While wading through his personal archive of film footage, Quiet Riot drummer Frankie Banali came upon a snippet of the band horsing around offstage. On the soundtrack, lead singer Kevin DuBrow can be heard boasting, "This is gonna be in a Quiet Riot movie in the theaters someday. I don't know how far in the future."
That footage was shot in 1983, and the "someday" that DuBrow promised has finally arrived. "Well Now You're Here, There's No Way Back," a documentary about the heavy metal band's history, is set to have its world premiere April 29 at the Newport Beach Film Festival. In an affectionate nod, the film opens with the singer's prediction of big-screen stardom.
But DuBrow, who fronted Quiet Riot for more than two decades, will be absent when the lights go down at the Triangle Square Cinemas in Costa Mesa. The singer died of a cocaine overdose in 2007, and the band has continued with a string of replacement lead vocalists since.
DuBrow's tenure with Quiet Riot was famously rocky — he drew ire for criticizing other musicians in the press, and his bandmates fired him at one point — but nearly a decade after his death, Banali still feels his loss daily. The film shows the drummer visiting his longtime friend's grave and growing misty-eyed talking about him. And the discovery of that decades-old clip made DuBrow's presence feel even nearer.

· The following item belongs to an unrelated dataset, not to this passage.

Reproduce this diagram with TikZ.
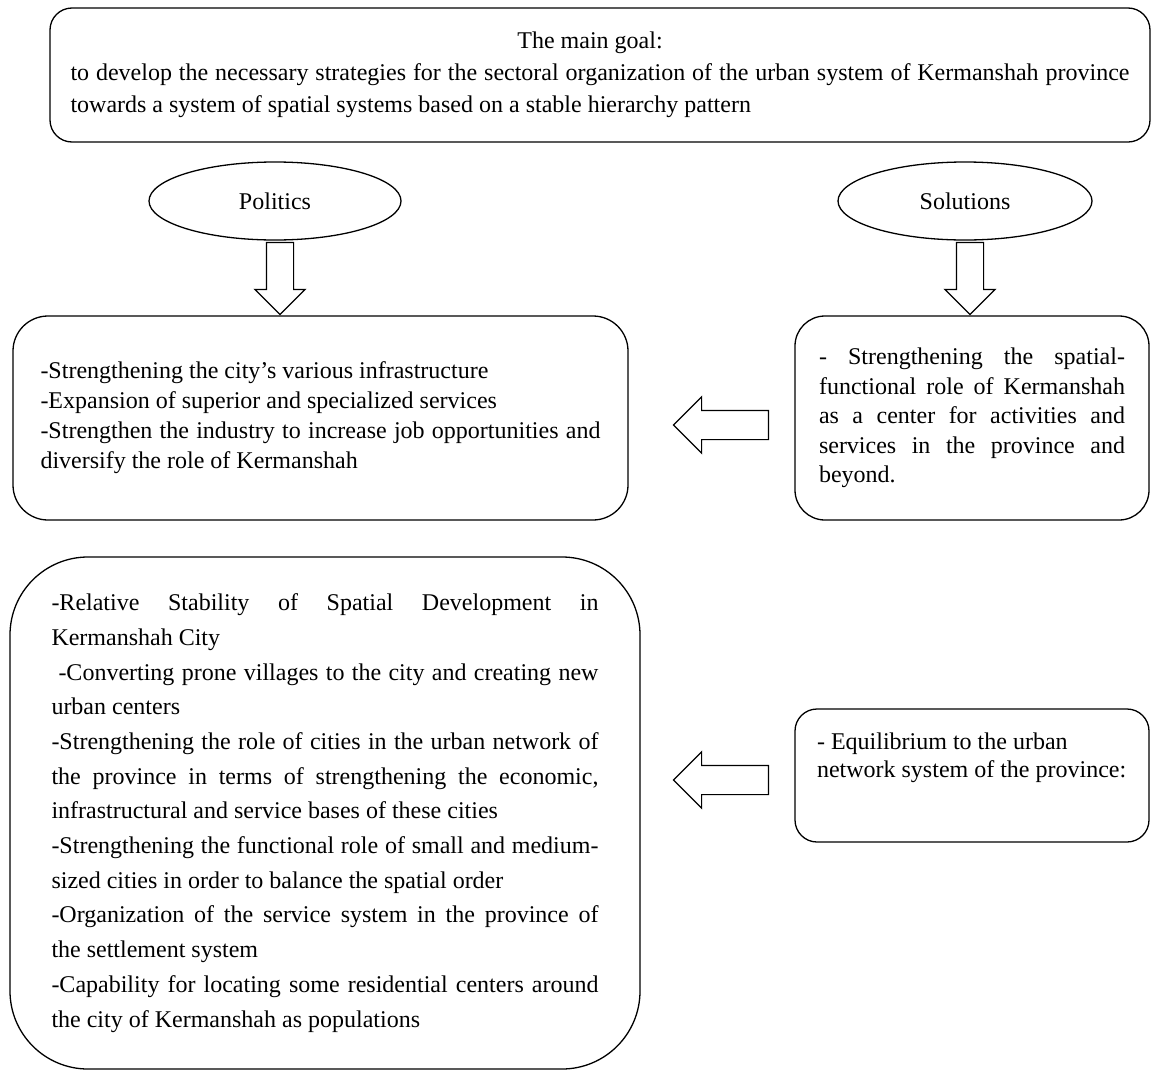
\documentclass[tikz,border=0pt]{standalone}
\usepackage{fontspec}
\setmainfont{Liberation Serif}
\usepackage{tikz}
\usetikzlibrary{shapes.geometric, shapes.arrows, calc}
\newcommand{\jl}[1]{\makebox[\linewidth][s]{#1}}

\begin{document}
\begin{tikzpicture}[x=1pt, y=1pt,
    box/.style={draw, line width=1.3pt, align=left, inner sep=0pt,
        execute at begin node={\spaceskip=0pt\xspaceskip=0pt}},
    oval/.style={ellipse, draw, line width=1.3pt, font=\fontsize{24}{30}\selectfont},
    blockarrow/.style={single arrow, draw, line width=1.2pt, fill=white, inner xsep=0pt,
        single arrow head extend=#1, single arrow tip angle=90}]
    \useasboundingbox (0,0) rectangle (1151,-1071);

    \node[box, rounded corners=22pt, minimum width=1100, minimum height=134, text width=1059,
          font=\fontsize{24}{32}\selectfont] (goal) at (600,-75)
        {\makebox[\linewidth]{The main goal:\hspace*{20pt}}\\
         \jl{to develop the necessary strategies for the sectoral organization of the urban system of Kermanshah province}\\
         towards a system of spatial systems based on a stable hierarchy pattern};

    \node[oval, minimum width=252, minimum height=78] (pol) at (275,-201) {Politics};
    \node[oval, minimum width=254, minimum height=78] (sol) at (965,-201) {Solutions};

    \node[box, rounded corners=35pt, minimum width=615, minimum height=204, text width=560,
          font=\fontsize{24}{30}\selectfont] (act) at (320.5,-418)
        {-Strengthening the city's various infrastructure\\
         -Expansion of superior and specialized services\\
         \jl{-Strengthen the industry to increase job opportunities and}\\
         diversify the role of Kermanshah};

    \node[box, rounded corners=30pt, minimum width=354, minimum height=204, text width=306,
          font=\fontsize{24}{29.5}\selectfont] (role) at (972,-418)
        {\jl{- Strengthening the spatial-}\\
         \jl{functional role of Kermanshah}\\
         \jl{as a center for activities and}\\
         \jl{services in the province and}\\
         beyond.};

    \node[box, rounded corners=78pt, minimum width=630, minimum height=512, text width=547,
          font=\fontsize{24}{34.7}\selectfont] (meas) at (325,-813)
        {\jl{-Relative Stability of Spatial Development in}\\
         Kermanshah City\\
         \jl{\hspace*{7pt}-Converting prone villages to the city and creating new}\\
         urban centers\\
         \jl{-Strengthening the role of cities in the urban network of}\\
         \jl{the province in terms of strengthening the economic,}\\
         infrastructural and service bases of these cities\\
         \jl{-Strengthening the functional role of small and medium-}\\
         sized cities in order to balance the spatial order\\
         \jl{-Organization of the service system in the province of}\\
         the settlement system\\
         \jl{-Capability for locating some residential centers around}\\
         the city of Kermanshah as populations};

    \node[box, rounded corners=22pt, minimum width=354, minimum height=133, text width=310,
          font=\fontsize{24}{28}\selectfont] (equi) at (972,-775.5)
        {- Equilibrium to the urban\\
         network system of the province:\\[12pt]
         \mbox{}};

    % hollow block arrows
    \node[blockarrow=11.5pt, rotate=-90, minimum height=72, minimum width=49, inner ysep=13pt,
          anchor=tip] (polarr) at ($(pol.south |- act.north)+(5,0)$) {};
    \node[blockarrow=11.5pt, rotate=-90, minimum height=72, minimum width=49, inner ysep=13pt,
          anchor=tip] (solarr) at ($(sol.south |- role.north)+(5,0)$) {};
    \node[blockarrow=13.5pt, rotate=180, minimum height=95, minimum width=55, inner ysep=14pt,
          anchor=tip] (rolearr) at ($(act.east)+(44,-7)$) {};
    \node[blockarrow=13.5pt, rotate=180, minimum height=95, minimum width=55, inner ysep=14pt,
          anchor=tip] (equiarr) at ($(meas.east |- equi.west)+(32,-4.5)$) {};
\end{tikzpicture}
\end{document}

"All of these things, we're talking about VHS tapes from 30 years ago," Banali said. "And I remember pretty much everything that happened, but you're obviously not going to remember every spoken word or every sentence that was uttered. And when we came across that, that was just amazing. That was just amazing. It was almost as if Kevin was in the room participating in the making of this movie."
By grim coincidence, the festival will be a homecoming of sorts for DuBrow. The singer is buried at Pacific View Memorial Park and Mortuary in Corona del Mar, just a few miles from the site of the screening, although Banali was quick to note that the connection was unplanned.
Still, with DuBrow's relatives living in the area — and with Regina Russell, the director of "Well Now You're Here," now engaged to Banali — the event will serve as a reunion of sorts for the Quiet Riot family. And Banali is eager to see the band's story told on screen, just as his partner hoped to long ago.
"It's an interesting story," he said. "Interesting to me, because I lived it."
'Like a little sister'
When Russell first met Quiet Riot, she was a high school student who beamed at the band through a mouthful of braces. A friend who knew the band got her a pass to a show, and she wound up hanging out with the members — most happily with Banali, on whom she had a massive crush.
"They treated me like a little sister," Russell recalled. "They took me on their tour bus. Oh my God, I wish I had taken a video camera then."
The camera would come later. While Quiet Riot's prospects dwindled from its 1980s peak — the band's 1983 "Metal Health" is sometimes called the first metal album to top the Billboard 200 — Russell found work as an actress, playing a mermaid in Steven Spielberg's "Hook" and appearing on "Saved by the Bell" and other series. Later, she hosted style segments on the "Today" show and directed short films about animal rights.
By the time Russell reconnected with Banali in 2009, she had a long-simmering dream: to shoot a documentary. Then Banali told her about a new development with Quiet Riot, and she decided on her subject.
The drummer, now widowed with a teenage daughter, planned to ask DuBrow's mother for her blessing to restart Quiet Riot with a new lead singer. He got the blessing, and Banali and Russell launched a Kickstarter campaign to help raise funds for the movie. When the band hit the road again with singer Mark Huff at the forefront, Russell imagined the shape her film would take: a historical recap of the band's career, plus a glimpse of the modern lineup on tour to wrap the story up.
That approach didn't last long. With Russell's camera rolling, Quiet Riot struggled to find its bearings with Huff on lead vocals. A house painter by day, the singer excelled at his audition but drew hostile reactions from fans — "Kevin DuBrow is rolling in his grave," reads one headline shown on screen — and after a series of onstage gaffes, the band dismissed Huff and went looking for a replacement.
Whatever their romantic feelings for each other, Banali and Russell kept a professional reserve during the making of the film. Banali let his beloved carry her own equipment on the road, while she, in turn, kept the camera rolling during tense moments. At one point, she captured Banali snarling on the phone that if Quiet Riot's future depends on Huff staying on board, "I will break up the band. I will sell the house. I will move into an apartment, and I will still have my family, my drums and my talent."
Later, in an even bleaker moment, the drummer ends a speech to the camera by intoning, "There's your [expletive] ending. Are we done?"